Frequently Asked Questions

What are representations of equilibrium in AP Chemistry?

Representations of equilibrium are particle-level diagrams or models that show the relative amounts of reactants and products before and at equilibrium in a reversible reaction.

How do particle diagrams show equilibrium?

Particle diagrams show equilibrium by letting you count or compare reactant and product particles. At equilibrium, the relative counts connect to the value of the equilibrium constant.

How does a particulate model connect to K?

A larger relative number of product particles at equilibrium usually means a larger K. A larger relative number of reactant particles usually means a smaller K.

What must stay conserved in an equilibrium diagram?

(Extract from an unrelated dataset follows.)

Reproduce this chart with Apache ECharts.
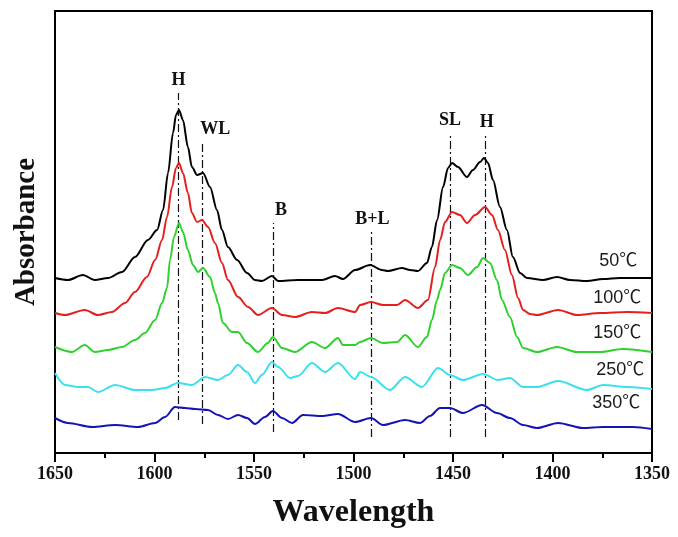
<!DOCTYPE html>
<html>
<head>
<meta charset="utf-8">
<script src="https://cdn.jsdelivr.net/npm/echarts@6/dist/echarts.min.js"></script>
<style>
  html, body { margin: 0; padding: 0; background: #fff; }
  #chart { width: 678px; height: 537px; }
</style>
</head>
<body>
<div id="chart"></div>
<script>
// IR spectra of adsorbed species after desorption at different temperatures
// each trace: [wavenumber (cm-1), absorbance, stacked with a vertical offset]
const trace50 = [
  [1650, 1.75], [1643.5, 1.73], [1636, 1.78], [1630, 1.73], [1623.4, 1.75], [1616.3, 1.81],
  [1609.8, 1.96], [1603.3, 2.13], [1598.7, 2.23], [1595.7, 2.43], [1593.2, 2.80], [1590.7, 3.20],
  [1589.2, 3.38], [1587.7, 3.43], [1585.7, 3.33], [1583.2, 3.06], [1581.2, 2.86], [1578.6, 2.78],
  [1575.6, 2.80], [1572.1, 2.66], [1568.6, 2.43], [1566.1, 2.23], [1563.1, 2.06], [1558.5, 1.93],
  [1553.5, 1.80], [1549.5, 1.73], [1546, 1.72], [1541, 1.77], [1537.9, 1.72], [1527.9, 1.73],
  [1515.8, 1.73], [1509.3, 1.77], [1505.3, 1.74], [1499.2, 1.83], [1491.7, 1.88], [1485.7, 1.83],
  [1482.7, 1.82], [1475.6, 1.85], [1471.6, 1.83], [1467.6, 1.82], [1463.1, 1.90], [1460.6, 2.06],
  [1458, 2.33], [1455, 2.66], [1452.5, 2.85], [1450.5, 2.90], [1447.5, 2.86], [1443, 2.76],
  [1440, 2.83], [1436.4, 2.91], [1434.4, 2.95], [1432.4, 2.90], [1429.9, 2.73], [1426.4, 2.46],
  [1422.9, 2.23], [1419.9, 1.96], [1416.3, 1.80], [1412.8, 1.75], [1404.8, 1.73], [1397.7, 1.76],
  [1391.2, 1.73], [1382.7, 1.72], [1374.6, 1.74], [1366.1, 1.75], [1350, 1.75]
];
const trace100 = [
  [1650, 1.40], [1645, 1.38], [1635, 1.43], [1628.4, 1.38], [1621.4, 1.41], [1614.8, 1.50],
  [1609.8, 1.61], [1603.8, 1.76], [1599.7, 1.93], [1596.2, 2.13], [1593.7, 2.36], [1591.2, 2.66],
  [1589.2, 2.85], [1587.7, 2.90], [1585.7, 2.80], [1583.2, 2.60], [1581.2, 2.40], [1578.6, 2.31],
  [1576.1, 2.33], [1573.1, 2.26], [1569.6, 2.10], [1566.1, 1.90], [1563.1, 1.73], [1558, 1.56],
  [1553, 1.46], [1548, 1.38], [1541, 1.45], [1535.9, 1.38], [1529.4, 1.36], [1520.9, 1.41],
  [1514.3, 1.40], [1507.8, 1.45], [1499.2, 1.41], [1496.7, 1.48], [1491.2, 1.51], [1485.2, 1.48],
  [1478.1, 1.48], [1474.1, 1.53], [1467.6, 1.45], [1462.6, 1.53], [1459, 1.86], [1456.5, 2.13],
  [1454, 2.31], [1450.5, 2.41], [1446.5, 2.38], [1443, 2.30], [1438.9, 2.38], [1433.9, 2.46],
  [1430.4, 2.38], [1427.4, 2.23], [1423.9, 2.03], [1420.4, 1.78], [1417.3, 1.55], [1414.8, 1.43],
  [1411.3, 1.39], [1407.8, 1.38], [1397.2, 1.43], [1387.7, 1.38], [1376.1, 1.40], [1362.6, 1.41],
  [1350, 1.40]
];
const trace150 = [
  [1650, 1.06], [1641.5, 1.01], [1635, 1.08], [1630, 1.01], [1623.4, 1.03], [1616.3, 1.06],
  [1609.8, 1.13], [1604.8, 1.20], [1599.7, 1.33], [1596.2, 1.50], [1593.7, 1.65], [1592.2, 1.93],
  [1590.2, 2.16], [1587.7, 2.30], [1585.7, 2.21], [1583.2, 2.03], [1580.7, 1.88], [1578.1, 1.81],
  [1575.6, 1.85], [1572.1, 1.76], [1569.6, 1.60], [1568.1, 1.50], [1565.6, 1.30], [1561.1, 1.21],
  [1558, 1.21], [1553.5, 1.10], [1548, 1.01], [1543, 1.10], [1540.5, 1.16], [1535.9, 1.05],
  [1529.4, 1.01], [1520.9, 1.11], [1514.3, 1.05], [1507.8, 1.15], [1505.3, 1.08], [1499.2, 1.08],
  [1496.7, 1.11], [1491.2, 1.15], [1485.2, 1.10], [1478.1, 1.11], [1474.1, 1.18], [1467.6, 1.06],
  [1463.1, 1.16], [1460.6, 1.33], [1458, 1.53], [1456.5, 1.63], [1454, 1.80], [1450.5, 1.88],
  [1446.5, 1.85], [1442.5, 1.78], [1437.9, 1.86], [1434.9, 1.95], [1431.4, 1.90], [1427.9, 1.73],
  [1425.4, 1.53], [1421.4, 1.36], [1417.8, 1.16], [1414.8, 1.05], [1407.8, 1.01], [1397.7, 1.06],
  [1387.7, 1.01], [1376.1, 1.01], [1364.6, 1.04], [1350, 1.01]
];
const trace250 = [
  [1650, 0.80], [1645, 0.68], [1638.4, 0.66], [1633.4, 0.66], [1628.4, 0.61], [1619.8, 0.68],
  [1609.8, 0.63], [1601.3, 0.63], [1594.7, 0.65], [1588.2, 0.70], [1581.2, 0.68], [1574.6, 0.76],
  [1568.1, 0.73], [1563.1, 0.78], [1558, 0.88], [1553.5, 0.81], [1549.5, 0.70], [1546, 0.78],
  [1541, 0.91], [1537.9, 0.86], [1531.9, 0.75], [1527.9, 0.77], [1520.9, 0.90], [1514.3, 0.81],
  [1507.8, 0.90], [1499.2, 0.74], [1496.7, 0.81], [1491.2, 0.76], [1481.7, 0.63], [1474.1, 0.76],
  [1465.6, 0.66], [1457.5, 0.85], [1451.5, 0.78], [1445, 0.73], [1434.9, 0.79], [1427.4, 0.73],
  [1421.4, 0.75], [1414.8, 0.66], [1407.8, 0.66], [1397.2, 0.72], [1382.7, 0.63], [1374.6, 0.68],
  [1362.6, 0.66], [1350, 0.64]
];
const trace350 = [
  [1650, 0.35], [1643.5, 0.30], [1631.4, 0.26], [1619.8, 0.28], [1608.3, 0.26], [1599.7, 0.30],
  [1594.7, 0.36], [1589.7, 0.46], [1584.7, 0.45], [1579.6, 0.44], [1573.1, 0.43], [1568.1, 0.38],
  [1563.1, 0.34], [1558, 0.38], [1553.5, 0.35], [1549.5, 0.29], [1544.5, 0.36], [1540.5, 0.42],
  [1535.9, 0.35], [1530.9, 0.30], [1525.4, 0.38], [1515.8, 0.37], [1507.8, 0.39], [1499.2, 0.31],
  [1491.2, 0.35], [1485.2, 0.28], [1474.1, 0.33], [1466.6, 0.30], [1461.6, 0.37], [1456.5, 0.45],
  [1451.5, 0.45], [1445, 0.40], [1435.4, 0.48], [1427.9, 0.40], [1421.4, 0.35], [1414.8, 0.28],
  [1407.8, 0.25], [1397.2, 0.30], [1384.7, 0.25], [1374.6, 0.26], [1359.6, 0.26], [1350, 0.24]
];

const temperatures = ['50℃', '100℃', '150℃', '250℃', '350℃'];
const traceColors = ['#000000', '#e3201e', '#2ed12e', '#3ae0ee', '#1414b4'];
// where each temperature tag sits: [wavenumber, absorbance]
const tempTagAt = [[1367, 1.92], [1367.5, 1.55], [1367.5, 1.20], [1366, 0.83], [1368, 0.50]];

// band assignments and the vertical guide lines marking them
const bandNames = ['H', 'WL', 'B', 'B+L', 'SL', 'H'];
const bandCenters = [1588, 1576, 1540.5, 1491, 1451.5, 1434];
const bandTop = [3.60, 3.11, 2.30, 2.21, 3.20, 3.18];
const bandBottom = [0.33, 0.29, 0.21, 0.16, 0.16, 0.16];
const bandLabelShift = [[0, 0], [13, 0], [8, 0], [1, 0], [0, 0], [2, 0]];

const xTicks = [1650, 1600, 1550, 1500, 1450, 1400, 1350];

const traces = [trace50, trace100, trace150, trace250, trace350];
const serif = "'Liberation Serif', 'Times New Roman', serif";

const guideLines = bandCenters.map((c, i) => ([
  { coord: [c, bandBottom[i]] },
  {
    coord: [c, bandTop[i]],
    label: {
      show: true, position: 'end', distance: 4,
      formatter: bandNames[i], offset: bandLabelShift[i],
      fontFamily: serif, fontWeight: 'bold', fontSize: 18, color: '#111'
    }
  }
]));

const series = traces.map((data, i) => ({
  name: temperatures[i],
  type: 'line',
  data: data,
  showSymbol: false,
  smooth: 0.3,
  smoothMonotone: 'x',
  lineStyle: { color: traceColors[i], width: 2 },
  itemStyle: { color: traceColors[i] },
  z: 3,
  markPoint: {
    silent: true,
    symbol: 'circle', symbolSize: 0,
    label: {
      show: true, position: 'inside',
      formatter: temperatures[i],
      fontFamily: "'Liberation Sans', 'Noto Sans CJK SC', sans-serif",
      fontSize: 18, color: '#1a1a1a'
    },
    data: [{ coord: tempTagAt[i] }]
  }
}));

series[0].markLine = {
  silent: true,
  symbol: ['none', 'none'],
  lineStyle: { color: '#111', width: 1.2, type: [8, 3, 2, 3] },
  label: { show: false },
  data: guideLines,
  z: 2
};

const chart = echarts.init(document.getElementById('chart'), null, { renderer: 'canvas' });
chart.setOption({
  animation: false,
  backgroundColor: '#ffffff',
  grid: { left: 55, right: 26, top: 11, bottom: 84 },
  xAxis: [{
    type: 'value', inverse: true, min: 1350, max: 1650, interval: 50,
    name: 'Wavelength', nameLocation: 'middle', nameGap: 44,
    nameTextStyle: { fontFamily: serif, fontWeight: 'bold', fontSize: 32, color: '#111' },
    axisLine: { show: true, lineStyle: { color: '#000', width: 2 } },
    axisTick: { show: true, inside: false, length: 9, lineStyle: { color: '#000', width: 2 } },
    minorTick: { show: true, splitNumber: 2, length: 5, lineStyle: { color: '#000', width: 2 } },
    axisLabel: {
      margin: 12, fontFamily: serif, fontWeight: 'bold', fontSize: 18, color: '#111',
      customValues: xTicks,
      formatter: (v) => String(v)
    },
    splitLine: { show: false }
  }, {
    type: 'value', inverse: true, min: 1350, max: 1650, position: 'top',
    axisLine: { show: true, onZero: false, lineStyle: { color: '#000', width: 2 } },
    axisTick: { show: false }, axisLabel: { show: false }, splitLine: { show: false }
  }],
  yAxis: [{
    type: 'value', min: 0, max: 4.42,
    name: 'Absorbance', nameLocation: 'middle', nameGap: 14,
    nameTextStyle: { fontFamily: serif, fontWeight: 'bold', fontSize: 29, color: '#111' },
    axisLine: { show: true, onZero: false, lineStyle: { color: '#000', width: 2 } },
    axisTick: { show: false }, axisLabel: { show: false }, splitLine: { show: false }
  }, {
    type: 'value', min: 0, max: 4.42, position: 'right',
    axisLine: { show: true, onZero: false, lineStyle: { color: '#000', width: 2 } },
    axisTick: { show: false }, axisLabel: { show: false }, splitLine: { show: false }
  }],
  series: series
});
</script>
</body>
</html>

Atoms must be conserved. When drawing a changed diagram, the number of each atom type must follow the balanced equation and cannot appear or disappear.

What does a shift right or left mean in a particle diagram?

A shift right means reactants are converted to products. A shift left means products are converted back to reactants, with particle changes following the stoichiometric coefficients.

What is the common mistake with representations of equilibrium?

The common mistake is assuming equilibrium means equal amounts of reactants and products. Equilibrium means forward and reverse rates are equal, but the amounts depend on K.